I’m not thinking about skirmishes. You know, like whether to go to church or sleep late; steak or fish; make a donation or buy a new putter?
Okay, so what I’m thinking about is security versus freedom. They are both pretty important to us, and yet they always seem to be in conflict.
When we are born all we think about is security. We want to be held close, fed, pampered, snuggled. That desire sticks with us for 12 or 13 years. 
Then we are attacked by puberty, which lights a fire in the form of a sudden desire for independence -- freedom. War has been declared.
That’s because part of us still wants to be secure. Protected. And it fights with our new found desire to be free, to fly our own plane, to soar without inhibition.
For a few years there usually is a truce in the college years. Mom and dad aren’t watching as we freely make most of our own decisions, still secured by checks from home or bank loans.
From then on external conflicts challenge those dual precepts  within us for the rest of our lives.
The quest for freedom seems to have the edge for some of us. We tend to be Republicans or entrepreneurial thinkers. If that side is extra strong we may be Libertarians. 
That doesn’t mean we don’t want security, but we seem to find it internally so our insecurities are vested in something else. 
When our quest for freedom and independence is overtaken by our desire to be safe and secure, we’re more likely to be drawn to the Bernie Sanderses of our world, who promise to provide for all those needs which seem to be something beyond our means to obtain by ourselves.
Instinctively we seek both to be free and to be secure, each and every one of us. It’s a most personal war, but in a sense it has boiled over, out into the streets and cities of our whole country -- and world.
The greatest challenge for all of us is to try to figure out a way to be peacemakers in our new world of hardened Left and Right, rich and poor, haves and have nots. 
The journey must begin with self-examination. Why does my inner army of freedom and self-direction desire outweigh my other basic need for physical security?
Could it be I have been fortunate enough to have been created with stronger entrepreneurial instincts?
I’ve been beset by a multitude of fears, but none of them have been about going hungry or not having a job or not being able to provide for myself and my family.
In my own mind, for example, I’ve always been totally confident that come what may I simply would not have been unemployed.
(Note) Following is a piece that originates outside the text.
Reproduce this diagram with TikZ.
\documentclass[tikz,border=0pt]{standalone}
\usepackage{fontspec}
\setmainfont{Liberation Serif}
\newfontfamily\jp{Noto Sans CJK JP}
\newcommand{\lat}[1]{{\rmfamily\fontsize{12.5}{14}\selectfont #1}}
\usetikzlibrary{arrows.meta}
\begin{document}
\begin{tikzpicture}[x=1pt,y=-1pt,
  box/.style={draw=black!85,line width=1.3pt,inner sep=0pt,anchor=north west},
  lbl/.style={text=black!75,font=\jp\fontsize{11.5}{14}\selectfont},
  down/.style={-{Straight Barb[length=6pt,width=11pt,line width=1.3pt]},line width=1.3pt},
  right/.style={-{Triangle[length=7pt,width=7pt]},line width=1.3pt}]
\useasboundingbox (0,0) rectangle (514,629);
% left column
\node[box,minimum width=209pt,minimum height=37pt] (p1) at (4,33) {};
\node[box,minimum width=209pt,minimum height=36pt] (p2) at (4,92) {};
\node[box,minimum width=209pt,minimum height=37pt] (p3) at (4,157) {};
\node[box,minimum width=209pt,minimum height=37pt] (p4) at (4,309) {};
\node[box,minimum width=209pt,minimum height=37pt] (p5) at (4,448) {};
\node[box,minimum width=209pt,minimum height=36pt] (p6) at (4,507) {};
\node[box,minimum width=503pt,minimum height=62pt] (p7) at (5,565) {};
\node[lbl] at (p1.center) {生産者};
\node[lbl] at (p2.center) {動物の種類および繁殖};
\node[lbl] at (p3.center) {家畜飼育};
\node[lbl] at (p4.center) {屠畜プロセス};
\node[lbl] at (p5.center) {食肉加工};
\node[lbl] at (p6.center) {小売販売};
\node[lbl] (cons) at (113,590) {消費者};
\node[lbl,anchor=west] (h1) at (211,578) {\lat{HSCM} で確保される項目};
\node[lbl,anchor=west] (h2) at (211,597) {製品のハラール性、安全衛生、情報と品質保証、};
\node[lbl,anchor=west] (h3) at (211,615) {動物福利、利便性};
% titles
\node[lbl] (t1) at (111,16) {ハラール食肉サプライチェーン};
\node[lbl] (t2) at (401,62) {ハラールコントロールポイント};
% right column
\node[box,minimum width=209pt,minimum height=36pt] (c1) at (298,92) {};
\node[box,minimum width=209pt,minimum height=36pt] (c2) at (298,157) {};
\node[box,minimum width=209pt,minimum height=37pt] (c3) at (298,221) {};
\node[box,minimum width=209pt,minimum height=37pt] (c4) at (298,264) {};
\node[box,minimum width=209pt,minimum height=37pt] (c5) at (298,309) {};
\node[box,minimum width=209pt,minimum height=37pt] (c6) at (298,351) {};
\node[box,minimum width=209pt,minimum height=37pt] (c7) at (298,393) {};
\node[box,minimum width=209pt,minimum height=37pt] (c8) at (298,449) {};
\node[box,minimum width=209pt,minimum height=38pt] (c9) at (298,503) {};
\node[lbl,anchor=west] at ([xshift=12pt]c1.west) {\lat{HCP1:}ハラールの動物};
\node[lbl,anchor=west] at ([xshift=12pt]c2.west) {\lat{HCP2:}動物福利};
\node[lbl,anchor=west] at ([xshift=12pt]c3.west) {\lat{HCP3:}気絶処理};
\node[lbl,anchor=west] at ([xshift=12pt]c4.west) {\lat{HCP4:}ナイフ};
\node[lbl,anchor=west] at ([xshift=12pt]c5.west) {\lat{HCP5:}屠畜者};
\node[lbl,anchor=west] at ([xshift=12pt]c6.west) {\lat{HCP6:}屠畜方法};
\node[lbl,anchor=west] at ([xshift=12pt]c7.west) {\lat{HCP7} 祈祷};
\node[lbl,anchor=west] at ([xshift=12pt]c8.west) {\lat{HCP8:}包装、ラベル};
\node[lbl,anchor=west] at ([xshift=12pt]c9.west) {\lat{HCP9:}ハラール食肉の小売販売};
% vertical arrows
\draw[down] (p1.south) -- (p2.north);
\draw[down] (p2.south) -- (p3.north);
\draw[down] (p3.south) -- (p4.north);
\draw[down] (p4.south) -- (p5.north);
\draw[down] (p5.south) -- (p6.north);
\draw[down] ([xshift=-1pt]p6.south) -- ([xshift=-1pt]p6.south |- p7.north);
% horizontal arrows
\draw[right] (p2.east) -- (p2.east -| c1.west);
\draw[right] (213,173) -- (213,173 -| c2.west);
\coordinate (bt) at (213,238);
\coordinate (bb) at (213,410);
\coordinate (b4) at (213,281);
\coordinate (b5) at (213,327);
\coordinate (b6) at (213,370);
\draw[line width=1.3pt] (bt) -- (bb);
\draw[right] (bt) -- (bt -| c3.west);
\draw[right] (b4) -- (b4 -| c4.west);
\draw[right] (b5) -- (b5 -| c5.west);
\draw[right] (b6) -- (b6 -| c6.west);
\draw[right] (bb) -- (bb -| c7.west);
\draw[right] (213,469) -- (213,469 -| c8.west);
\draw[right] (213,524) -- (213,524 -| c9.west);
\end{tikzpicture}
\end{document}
If I lost a job, I felt certain I could find some work, someplace.
Even if forced to apply for unemployment assistance I could and would find a way to solve my dilemma outside of the nagging of the agency providing my help.
On the other side I think that helps me better understand the person for whom these worries are a burden . .  . What to do if I lose my health insurance, how will I be able to handle a crop failure, if I skip this payment will somebody shut off my lights, how can I save when I have so much debt, who’s going to take care of me when I’m old?
Is it any wonder that such a person is attracted to a Bernie Sanders who promises a solution to all those problems, even while the rest of us are convinced those solutions can’t work?
My insecurities are fed more by is there really a God? If there is a God, what does he ask or expect of me? What can I do to strengthen my relationship with him or her or it?
It occurred to me at this moment I’m writing, perhaps he has an enormous sense of mischievous humor.
He decided a couple eons ago, now that I’ve created all this stuff and all these animals, I’m going to make some of them with a superior intellect and better tools to use that intellect, but nothing else -- just for fun, to see if they can learn to overcome those animal instincts and to learn prosperity and peacemaking by themselves before they kill each other and eradicate themselves, so I have to start over.
Frankly, I have to be grateful for the progress we’ve made. There has become a lot more of that “brother’s keeper” stuff in our lives than there was when we started.
And yet, we clearly are a work in progress, far from achieving what we should have been able to achieve by now.